É muito comum nos grupos de Facebook rolar uma defesa ao médico obstetra da família, ou ao obstetra que “fez meu parto normal” ou que “fez a cesárea porque as mulheres pedem” cada vez que sai algum comentário sobre as taxas de cesárea e sobre a prática (não)humanizada de alguns profissionais.
Antes de ser obstetriz, antes de ser doula, eu já era ativista contra violência obstétrica e por isso quero dividir com você minha percepção de quem teve duas cesáreas desnecessárias, depois passou por 21 obstetras pra conseguir um parto natural.
É importante lembrar que ter o direito às taxas de cesárea dos obstetras conveniados foi uma grande conquista das usuárias de plano de saúde graças ao movimento de mulheres e da humanização do parto e temos que olhar para elas sim, pois fazer cesárea sem indicação clínica é colocar mãe e bebê em RISCO. A cesárea “a pedido” é um dos fatores que faz o Brasil ter taxa de morbi-mortalidade materna muito acima do máximo tolerado pela Organização Mundial da Saúde (OMS) e ter taxas de internação em UTI (materna e neonatal) muito acima do ideal também. Da mesma forma que uma cesárea bem indicada salva vidas e são, sem sombra de dúvidas, muito bem vindas, as cesáreas sem indicação clínica devem ser evitadas.
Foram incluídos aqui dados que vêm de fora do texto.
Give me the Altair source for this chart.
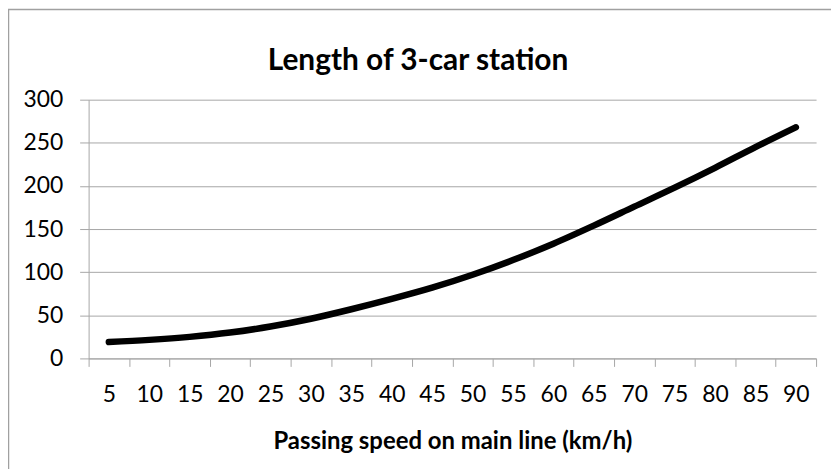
import altair as alt
import pandas as pd

speeds = ["5", "10", "15", "20", "25", "30", "35", "40", "45", "50",
          "55", "60", "65", "70", "75", "80", "85", "90"]
lengths = [19, 21.5, 25, 30, 37, 46, 57, 69, 82, 97,
           114, 133, 154, 176, 198, 221, 245, 268]
y_ticks = [0, 50, 100, 150, 200, 250, 300]
title_text = "Length of 3-car station"

df = pd.DataFrame({"speed": speeds, "length": lengths})

FONT = "Lato"
GRID = "#a6a6a6"

x_enc = alt.X(
    "speed:N", sort=speeds, bandPosition=0.5,
    scale=alt.Scale(type="band", paddingInner=0, paddingOuter=0),
    axis=alt.Axis(
        title="Passing speed on main line (km/h)", labelAngle=0,
        tickBand="extent", tickSize=8, tickColor=GRID, domainColor=GRID,
        labelFont=FONT, labelFontSize=23, labelColor="#000000", labelPadding=17,
        titleFont=FONT, titleFontSize=24, titleFontWeight="bold",
        titleColor="#000000", titlePadding=24,
    ),
)
y_enc = alt.Y(
    "length:Q", scale=alt.Scale(domain=[0, 300], nice=False, zero=True),
    axis=alt.Axis(
        values=y_ticks, title=None, tickSize=9, tickColor=GRID,
        domainColor=GRID, gridColor=GRID, grid=True,
        labelFont=FONT, labelFontSize=23, labelColor="#000000", labelPadding=17,
    ),
)

line = alt.Chart(df).mark_line(
    color="#000000", strokeWidth=6.5, strokeCap="round", interpolate="monotone"
).encode(x=x_enc, y=y_enc)

one = pd.DataFrame({"a": [0]})
left_border = alt.Chart(one).mark_rule(color="#a0a0a0", strokeWidth=1.5).encode(
    x=alt.value(-80.5), y=alt.value(-91), y2=alt.value(420)
)
top_border = alt.Chart(one).mark_rule(color="#a0a0a0", strokeWidth=1.5).encode(
    x=alt.value(-81), x2=alt.value(760), y=alt.value(-90.5)
)
title = alt.Chart(one).mark_text(
    font=FONT, fontSize=30, fontWeight="bold", color="#000000",
    align="center", baseline="alphabetic"
).encode(x=alt.value(331), y=alt.value(-30), text=alt.value(title_text))

chart = alt.layer(line, left_border, top_border, title).properties(
    width=731, height=260,
    autosize=alt.AutoSizeParams(type="none"),
    padding={"left": 81, "top": 91, "right": 15, "bottom": 110},
    background="#ffffff",
).configure_view(stroke=None)

chart.save("out.html", embed_options={"renderer": "svg", "actions": False})
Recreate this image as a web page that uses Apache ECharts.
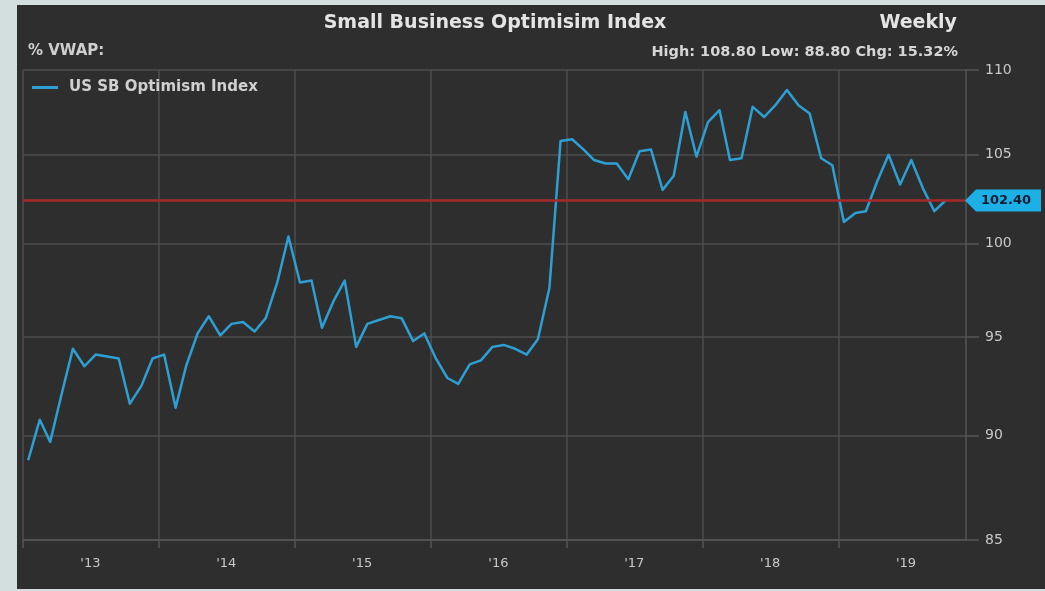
<!DOCTYPE html>
<html><head><meta charset="utf-8">
<script src="https://cdn.jsdelivr.net/npm/echarts@6/dist/echarts.min.js"></script>
<style>
html,body{margin:0;padding:0;width:1045px;height:591px;background:#d3dfdf;overflow:hidden}
#chart{position:absolute;left:17px;top:5px;width:1028px;height:584px;background:#2e2e2e}
</style></head><body><div id="chart"></div>
<script>
const months = [
 '2013-01-15','2013-02-15','2013-03-15','2013-04-15','2013-05-15','2013-06-15','2013-07-15','2013-08-15','2013-09-15','2013-10-15','2013-11-15','2013-12-15',
 '2014-01-15','2014-02-15','2014-03-15','2014-04-15','2014-05-15','2014-06-15','2014-07-15','2014-08-15','2014-09-15','2014-10-15','2014-11-15','2014-12-15',
 '2015-01-15','2015-02-15','2015-03-15','2015-04-15','2015-05-15','2015-06-15','2015-07-15','2015-08-15','2015-09-15','2015-10-15','2015-11-15','2015-12-15',
 '2016-01-15','2016-02-15','2016-03-15','2016-04-15','2016-05-15','2016-06-15','2016-07-15','2016-08-15','2016-09-15','2016-10-15','2016-11-15','2016-12-15',
 '2017-01-15','2017-02-15','2017-03-15','2017-04-15','2017-05-15','2017-06-15','2017-07-15','2017-08-15','2017-09-15','2017-10-15','2017-11-15','2017-12-15',
 '2018-01-15','2018-02-15','2018-03-15','2018-04-15','2018-05-15','2018-06-15','2018-07-15','2018-08-15','2018-09-15','2018-10-15','2018-11-15','2018-12-15',
 '2019-01-15','2019-02-15','2019-03-15','2019-04-15','2019-05-15','2019-06-15','2019-07-15','2019-08-15','2019-09-15','2019-10-15'
];
const values = [
 88.8, 90.8, 89.7, 92.1, 94.4, 93.5, 94.1, 94.0, 93.9, 91.6, 92.5, 93.9,
 94.1, 91.4, 93.5, 95.2, 96.1, 95.1, 95.7, 95.8, 95.3, 96.0, 97.9, 100.4,
 97.9, 98.0, 95.5, 96.9, 98.0, 94.5, 95.7, 95.9, 96.1, 96.0, 94.8, 95.2,
 93.9, 92.9, 92.6, 93.6, 93.8, 94.5, 94.6, 94.4, 94.1, 94.9, 97.6, 105.8,
 105.9, 105.3, 104.7, 104.5, 104.5, 103.6, 105.2, 105.3, 103.0, 103.8, 107.5, 104.9,
 106.9, 107.6, 104.7, 104.8, 107.8, 107.2, 107.9, 108.8, 107.9, 107.4, 104.8, 104.4,
 101.2, 101.7, 101.8, 103.5, 105.0, 103.3, 104.7, 103.1, 101.8, 102.4
];
const yTicks = [85, 90, 95, 100, 105, 110];
const yearStarts = ['2013-01-01','2014-01-01','2015-01-01','2016-01-01','2017-01-01','2018-01-01','2019-01-01'];
const yearLabels = ['2013-07-01','2014-07-01','2015-07-01','2016-07-01','2017-07-01','2018-07-01','2019-07-01'];
const xMin = '2013-01-01';
const xMax = '2019-12-09';
const yMin = 85, yMax = 110;
const seriesName = 'US SB Optimism Index';
const titleText = 'Small Business Optimisim Index';
const freqText = 'Weekly';
const leftNote = '% VWAP:';
const statsText = 'High: 108.80 Low: 88.80 Chg: 15.32%';

const ts = s => Date.parse(s + 'T00:00:00Z');
const lastValue = values[values.length - 1];
const data = months.map((m, i) => [ts(m), values[i]]);
const FONT = '"DejaVu Sans", "Liberation Sans", sans-serif';

const chart = echarts.init(document.getElementById('chart'), null, {renderer: 'canvas'});
chart.setOption({
  backgroundColor: '#2e2e2e',
  animation: false,
  textStyle: {fontFamily: FONT},
  graphic: [
    {type: 'text', x: 478, y: 18, style: {text: titleText, fill: '#e4e4e4', font: 'bold 19px ' + FONT, textAlign: 'center', textVerticalAlign: 'middle'}},
    {type: 'text', x: 940, y: 18, style: {text: freqText, fill: '#e4e4e4', font: 'bold 19px ' + FONT, textAlign: 'right', textVerticalAlign: 'middle'}},
    {type: 'text', x: 11, y: 46, style: {text: leftNote, fill: '#cfcfcf', font: 'bold 15px ' + FONT, textAlign: 'left', textVerticalAlign: 'middle'}},
    {type: 'text', x: 941, y: 47, style: {text: statsText, fill: '#d6d6d6', font: 'bold 14.5px ' + FONT, textAlign: 'right', textVerticalAlign: 'middle'}}
  ],
  legend: {
    left: 10, top: 70,
    data: [{name: seriesName, icon: 'rect'}],
    itemWidth: 26, itemHeight: 3, itemGap: 10,
    textStyle: {color: '#d0d0d0', fontSize: 15, fontWeight: 'bold', fontFamily: FONT, padding: [0, 0, 0, 6]}
  },
  grid: {left: 6, top: 65, right: 79, bottom: 49, containLabel: false},
  xAxis: {
    type: 'value', min: ts(xMin), max: ts(xMax),
    axisLine: {show: true, onZero: false, lineStyle: {color: '#555', width: 1.5}},
    axisTick: {show: true, customValues: yearStarts.map(ts), length: 8, lineStyle: {color: '#555', width: 1.5}},
    splitLine: {show: true, lineStyle: {color: '#4e4e4e', width: 1.5}},
    axisLabel: {
      customValues: yearLabels.map(ts), color: '#c8c8c8', fontSize: 13, margin: 17, fontFamily: FONT,
      formatter: v => "'" + String(new Date(v).getUTCFullYear()).slice(2)
    }
  },
  yAxis: {
    type: 'log', logBase: 10, min: yMin, max: yMax, position: 'right',
    axisLine: {show: true, lineStyle: {color: '#555', width: 1.5}},
    axisTick: {show: true, customValues: yTicks, length: 13, lineStyle: {color: '#555', width: 1.5}},
    splitLine: {show: true, lineStyle: {color: '#4e4e4e', width: 1.5}},
    axisLabel: {customValues: yTicks, color: '#c8c8c8', fontSize: 14, margin: 19, fontFamily: FONT}
  },
  series: [{
    name: seriesName, type: 'line', data: data, showSymbol: false, clip: false,
    lineStyle: {color: '#2d9fd3', width: 2.5, join: 'round'},
    itemStyle: {color: '#2d9fd3'},
    markLine: {
      silent: true, symbol: 'none', animation: false,
      label: {show: false},
      lineStyle: {color: '#a82828', width: 2.5, type: 'solid'},
      data: [{yAxis: lastValue}]
    },
    markPoint: {
      silent: true, animation: false,
      symbol: 'path://M0,11 L11,0 L76,0 L76,22 L11,22 Z',
      symbolSize: [76, 22], symbolOffset: [37, 0], symbolKeepAspect: false,
      itemStyle: {color: '#1db0e6'},
      label: {show: true, position: 'inside', offset: [3, 0],
        formatter: () => '{v|' + lastValue.toFixed(2) + '}',
        rich: {v: {color: '#0a1c30', fontSize: 13, fontWeight: 'bold', fontFamily: FONT, textBorderWidth: 0}}},
      data: [{coord: [ts(xMax), lastValue], value: lastValue}]
    }
  }]
});
</script></body></html>
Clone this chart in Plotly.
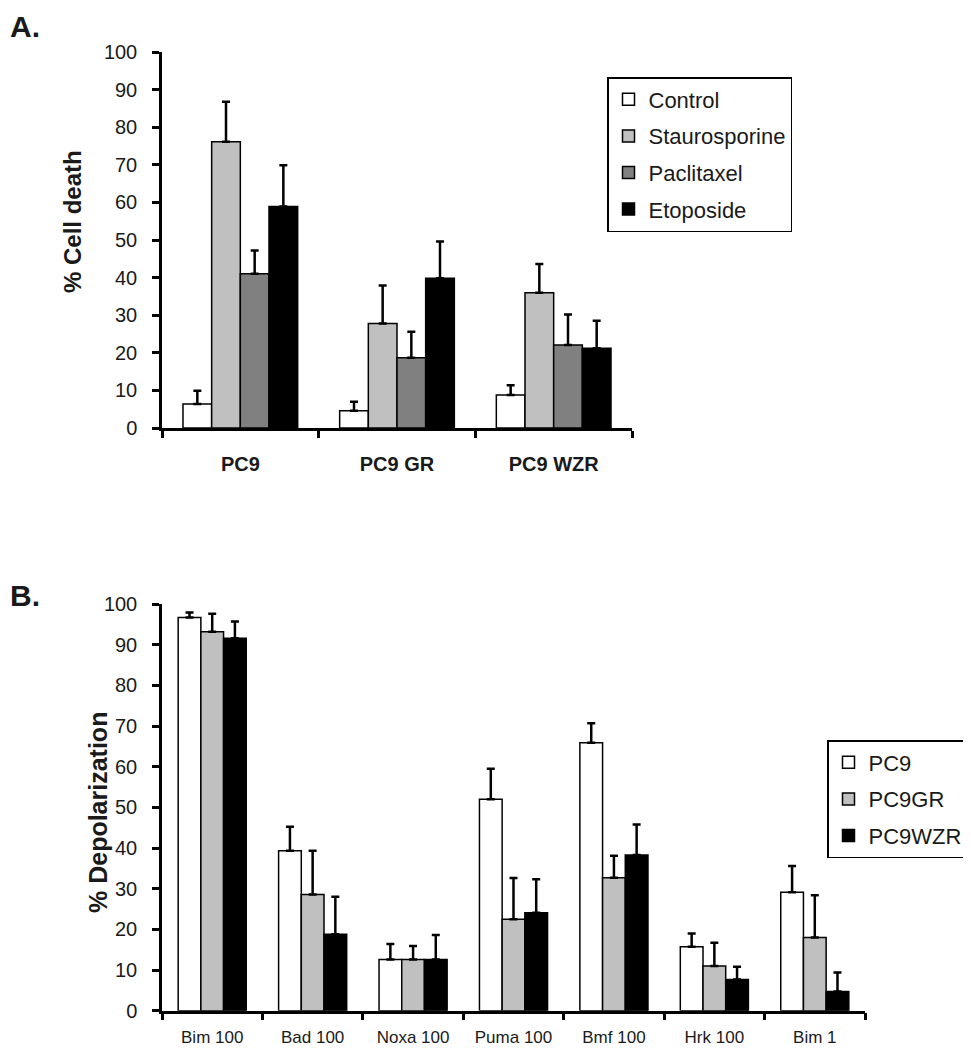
import plotly.graph_objects as go

# ---------------- Panel A data ----------------
cells_a = ["PC9", "PC9 GR", "PC9 WZR"]
treatments = ["Control", "Staurosporine", "Paclitaxel", "Etoposide"]
control_mean = [6.4, 4.6, 8.8]
control_err = [3.5, 2.4, 2.6]
stauro_mean = [76.1, 27.8, 36.0]
stauro_err = [10.7, 10.1, 7.6]
pacli_mean = [41.0, 18.7, 22.1]
pacli_err = [6.2, 6.9, 8.1]
etop_mean = [58.9, 39.8, 21.2]
etop_err = [11.0, 9.8, 7.3]

# ---------------- Panel B data ----------------
peptides = ["Bim 100", "Bad 100", "Noxa 100", "Puma 100", "Bmf 100", "Hrk 100", "Bim 1"]
lines_b = ["PC9", "PC9GR", "PC9WZR"]
pc9_mean = [96.7, 39.3, 12.6, 52.0, 65.9, 15.7, 29.1]
pc9_err = [1.2, 5.9, 3.8, 7.5, 4.8, 3.3, 6.5]
pc9gr_mean = [93.2, 28.6, 12.6, 22.5, 32.7, 11.0, 18.0]
pc9gr_err = [4.4, 10.7, 3.3, 10.1, 5.4, 5.7, 10.4]
pc9wzr_mean = [91.6, 18.8, 12.6, 24.1, 38.3, 7.7, 4.7]
pc9wzr_err = [4.1, 9.2, 6.0, 8.2, 7.5, 3.1, 4.7]

FONT = "Liberation Sans, Arial, sans-serif"
TXT = "#1a1a1a"

fig = go.Figure()

a_series = [
    (treatments[0], control_mean, control_err, "#ffffff"),
    (treatments[1], stauro_mean, stauro_err, "#c0c0c0"),
    (treatments[2], pacli_mean, pacli_err, "#808080"),
    (treatments[3], etop_mean, etop_err, "#000000"),
]
wa = 0.183
for i, (name, m, e, c) in enumerate(a_series):
    fig.add_trace(go.Bar(
        x=cells_a, y=m, name=name, xaxis="x", yaxis="y",
        width=wa, offset=-2 * wa + i * wa,
        marker=dict(color=c, line=dict(color="#000000", width=1.5)),
        error_y=dict(type="data", array=e, arrayminus=[0] * len(e), symmetric=False,
                     color="#000000", thickness=2.5, width=4),
        legend="legend", legendgroup="a%d" % i,
    ))

b_series = [
    (lines_b[0], pc9_mean, pc9_err, "#ffffff"),
    (lines_b[1], pc9gr_mean, pc9gr_err, "#c0c0c0"),
    (lines_b[2], pc9wzr_mean, pc9wzr_err, "#000000"),
]
wb = 0.226
for i, (name, m, e, c) in enumerate(b_series):
    fig.add_trace(go.Bar(
        x=peptides, y=m, name=name, xaxis="x2", yaxis="y2",
        width=wb, offset=-1.5 * wb + i * wb,
        marker=dict(color=c, line=dict(color="#000000", width=1.5)),
        error_y=dict(type="data", array=e, arrayminus=[0] * len(e), symmetric=False,
                     color="#000000", thickness=2.5, width=4),
        legend="legend2", legendgroup="b%d" % i,
    ))

# page body adds an 8px margin; work in figure pixels = reference pixels - 8
OFF = 8
W, H = 971 - OFF, 1050 - OFF
def px_x(a, b):
    return [(a - OFF) / W, (b - OFF) / W]
def px_y(top, bottom):
    return [1 - (bottom - OFF) / H, 1 - (top - OFF) / H]
def fx(v):
    return (v - OFF) / W
def fy(v):
    return 1 - (v - OFF) / H

yax_common = dict(range=[0, 100], dtick=10, showline=True, linecolor="#000000", linewidth=2.5,
                  ticks="outside", ticklen=7, tickwidth=2.5, tickcolor="#000000",
                  showgrid=False, zeroline=False, ticklabelstandoff=11, automargin=False,
                  tickfont=dict(family=FONT, size=20, color=TXT))
xax_common = dict(type="category", showline=True, linecolor="#000000", linewidth=2.5,
                  ticks="outside", tickson="boundaries", ticklen=7, tickwidth=2.5,
                  tickcolor="#000000", showgrid=False, automargin=False, tickangle=0)

fig.update_layout(
    template="none",
    width=W, height=H, margin=dict(l=0, r=0, t=0, b=0, autoexpand=False),
    plot_bgcolor="#ffffff", paper_bgcolor="#ffffff",
    barmode="overlay", showlegend=True,
    xaxis=dict(domain=px_x(162, 632), anchor="y", range=[-0.5, 2.5],
               ticklabelstandoff=16,
               tickfont=dict(family=FONT, size=20, color=TXT, weight="bold"),
               **xax_common),
    yaxis=dict(domain=px_y(52, 428), anchor="x", **yax_common),
    xaxis2=dict(domain=px_x(162, 865), anchor="y2", range=[-0.5, 6.5],
                ticklabelstandoff=9,
                tickfont=dict(family=FONT, size=17, color=TXT),
                **xax_common),
    yaxis2=dict(domain=px_y(604, 1010.7), anchor="x2", **yax_common),
    legend=dict(x=fx(607), y=fy(77), xanchor="left", yanchor="top",
                bordercolor="#000000", borderwidth=1.5, bgcolor="#ffffff",
                font=dict(family=FONT, size=22, color=TXT),
                tracegroupgap=5, traceorder="grouped"),
    legend2=dict(x=fx(827), y=fy(740), xanchor="left", yanchor="top",
                 bordercolor="#000000", borderwidth=1.5, bgcolor="#ffffff",
                 font=dict(family=FONT, size=22, color=TXT),
                 tracegroupgap=5, traceorder="grouped"),
    annotations=[
        dict(text="<b>A.</b>", x=0, y=1, xref="paper", yref="paper",
             xanchor="left", yanchor="top", showarrow=False,
             font=dict(family=FONT, size=30, color=TXT)),
        dict(text="<b>B.</b>", x=0, y=fy(595), xref="paper", yref="paper",
             xanchor="left", yanchor="middle", showarrow=False,
             font=dict(family=FONT, size=30, color=TXT)),
        dict(text="<b>% Cell death</b>", x=fx(72), y=fy(222), xref="paper", yref="paper",
             xanchor="center", yanchor="middle", showarrow=False, textangle=-90,
             font=dict(family=FONT, size=24, color=TXT)),
        dict(text="<b>% Depolarization</b>", x=fx(98), y=fy(813), xref="paper", yref="paper",
             xanchor="center", yanchor="middle", showarrow=False, textangle=-90,
             font=dict(family=FONT, size=25, color=TXT)),
    ],
)

fig.write_html("out.html")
No entanto, a Obstetrícia é uma das poucas especialidades médicas que se opta fazer uma cirurgia de grande porte sem indicação clínica. Apesar do Brasil ser um dos países que mais realiza cirurgias de um modo geral, fico imaginando se um ortopedista em um plantão de traumas, recebe um paciente pedindo pra amputar a própria perna porque a dor está alucinante, oferece um anestésico potente ou se ele amputa a perna “a pedido”. Ou em um PS onde uma pessoa chegue com dor abdominal aguda e exija uma cirurgia de apêndice “a pedido”, sem indicação clínica, e o plantonista faça a cirurgia ao invés de oferecer uma solução para o problema que o paciente está enfrentando. Mas obstetra fazer cesárea a pedido pode. Como diz o Bráulio Zorzela, as mulheres não querem cesárea. Elas querem uma boa assistência. Uma assistência segura e humana. Uma assistência onde ela seja informada sobre o que está acontecendo com ela. Uma assistência em que as intervenções sejam realizadas quando necessárias. Uma assistência com equipe multiprofissional. E isso o inquérito nacional Nascer no Brasil mostrou. Por isso, quem tem que se preocupar em melhorar as taxas são os profissionais e não as usuárias em defendê-los.
Então mulheres uni-vos! Já conseguimos avançar muito nos últimos dez anos. A luta e o movimento da humanização do parto não é para “desmoralizar” ninguém não. É direito das mulheres saberem onde elas tem real chance de parto normal e onde elas tem uma cesárea a pedido aceita.